I was using WiFi to set up a camera in the front yard, using BI and UI3, say about 130 feet, and a number of walls, from my router. The tablet, a Samsung, wouldn't hold a connection to the router for more than a few seconds, then signal loss. The craptop, an Asus, would hold it for a few minutes, then I'd move or something else would, and it would drop. Went back into the house, rotated the WiFi router 90 degrees reorienting the internal antenna, and was able to maintain a connection long enough to get the camera zoom and focus set. Minor changes in the RF path made all the difference. How long it would hold I never found 'out, didn't want to spend the afternoon standing on a ladder under a tree mounted camera. Like I said, WiFi, being as marginal as it is, is not a good solution for video transmission.

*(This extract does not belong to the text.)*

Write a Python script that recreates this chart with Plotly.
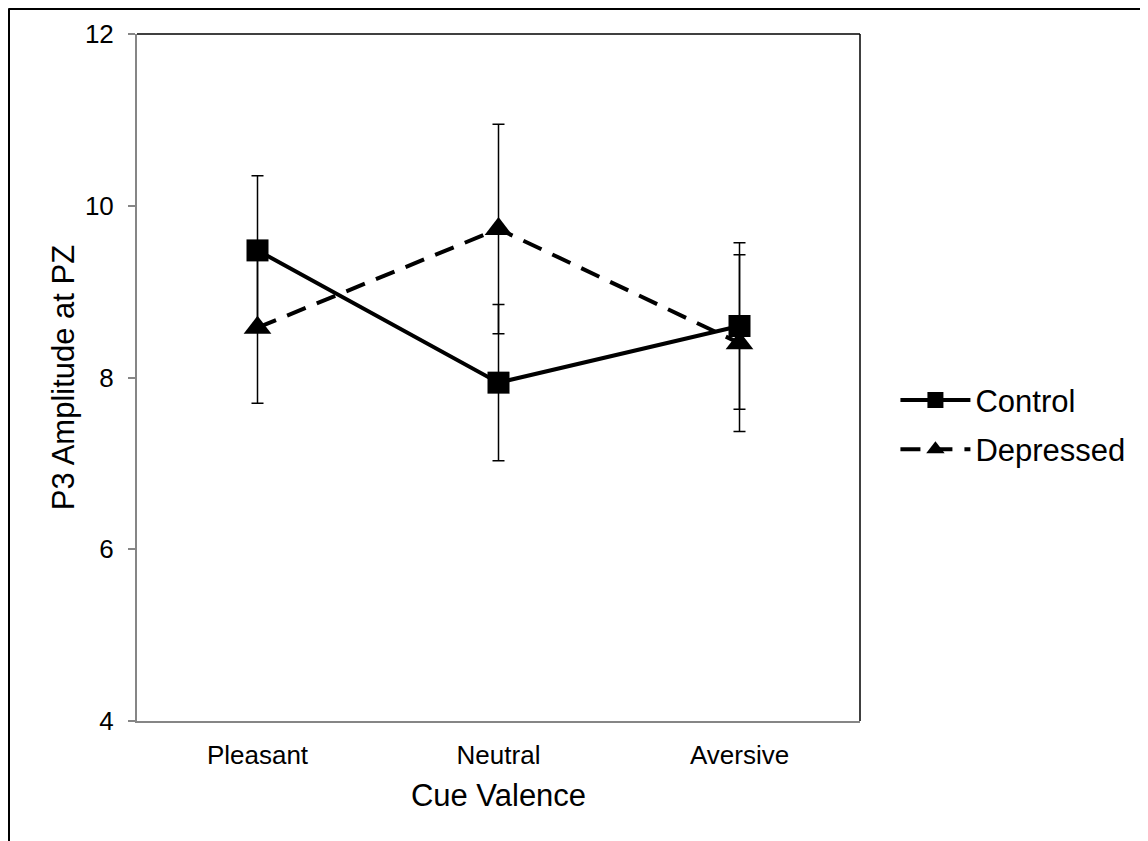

Ever notice how TV stations do real remotes? Fancy, high gain, microwave dishes on telescoping masts and high power, 100 watt or so transmitters. Even with that they drop signals all the time. The new trend of cell phone video, while convenient, shows the same set of problems. Back before cable wasn't around there was subscription TV, pay UHF channels. They wanted a signal level of 0dbm to be able to provide service and they were providing antennas with 10 to 15db gain not the minus db gain of stub or no real antenna ( a quarter wave at 2.4ghz is really short but has 0db gain or even a loss. Even then, there were drop outs. I've always wondered why dish antennas, which have some real gain, aren't used for point to point WiFi just for applications like this. It would probably eliminate a lot of the problems. I guess they're not aesthetic enough.

Incidentally, my first camera was a WiFi in that same tree. I used antennas that were advertised as 6dbm gain, allegedly multiplying the signal level by four times. It would hold for a few hours then drop and need a reset. Same thing you're experiencing.
 
Joined
Feb 2, 2018
Messages
16
Reaction score
1
So how do I prove that I'm having an RF environment problem? The symptoms seems so much more like some kind of "bandwidth trap", as I keep calling it. Like if the camera fell behind for just a tick and then got stuck there.
 

awsum140

Known around here
Joined
Nov 14, 2017
Messages
1,254
Reaction score
1,128
Location
Southern NJ
Run a cable is the simplest way. I dug a trench, put in conduit and sealtite and pulled cable. No problems with dropouts anymore. String one overhead or whatever, but I think you'll see the same result...solid signal and no dropouts.